Her last few records have kind of blended together for me, though I can appreciate that each one was created by a remarkable artist who’s songwriting, musicianship and production are in peak form. Her most recent album, Possible Dust Clouds, is full of compelling songwriting, from the driving LAX to the folksy Lady Godiva.
The recent performance by the Kristin Hersh electric trio at Bottom of the Hill falls into the spinach category. It was not a “fun” show, but it was good to be there. Hersh was accompanied by longtime Throwing Muses bassist Fred Abong and drummer Rob Ahlers of 50 Foot Wave.
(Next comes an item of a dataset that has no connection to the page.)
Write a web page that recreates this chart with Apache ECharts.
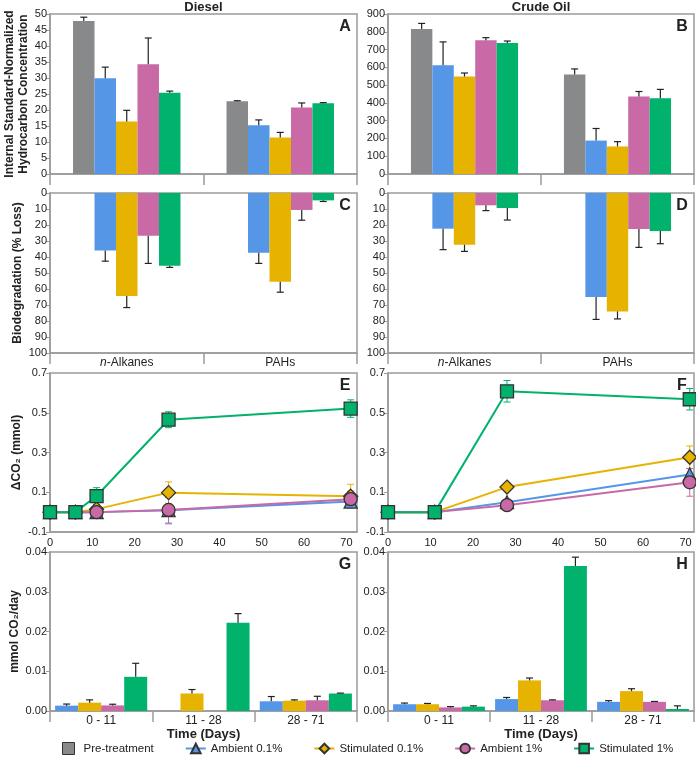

Hersh and band laid into the songs with a fierce intensity.
I was blown away by Hersh’s guitar playing which was technically on point, muscular and emotional. Hersh moved effortlessly between rhythm and lead, and her solos were searing, psychedelic, wah-drenched romps. Memorable songs included a rocking Mississippi Kite from the Crooked album, and a crisp, god-like Cuckoo from her first album.
The warmup bands were Dizzy Twin and Fred Abong (also the bassist in Kristin’s band). About Dizzy Twin I can say I loved the rhythm section. However I found the singer to be massively annoying, to be honest, which kind of blemished the experience. The style of music was kind of metallic, operatic, steampunk. The singer had on a metallic vest, and bowler hat. I focused on the guitarist on right of stage, who was very good, and mining a sort of of Led Zep/Ozzy groove.
Fred Abong played next. Just Fred on vocals and guitar. Looks like Kristin loaned him one of her fancy thin, hollow body electrics which sounded gorgeous. Abong had a nice clear voice with effective, hoarse edge to it. Abong’s themes were stark and his sound was spare.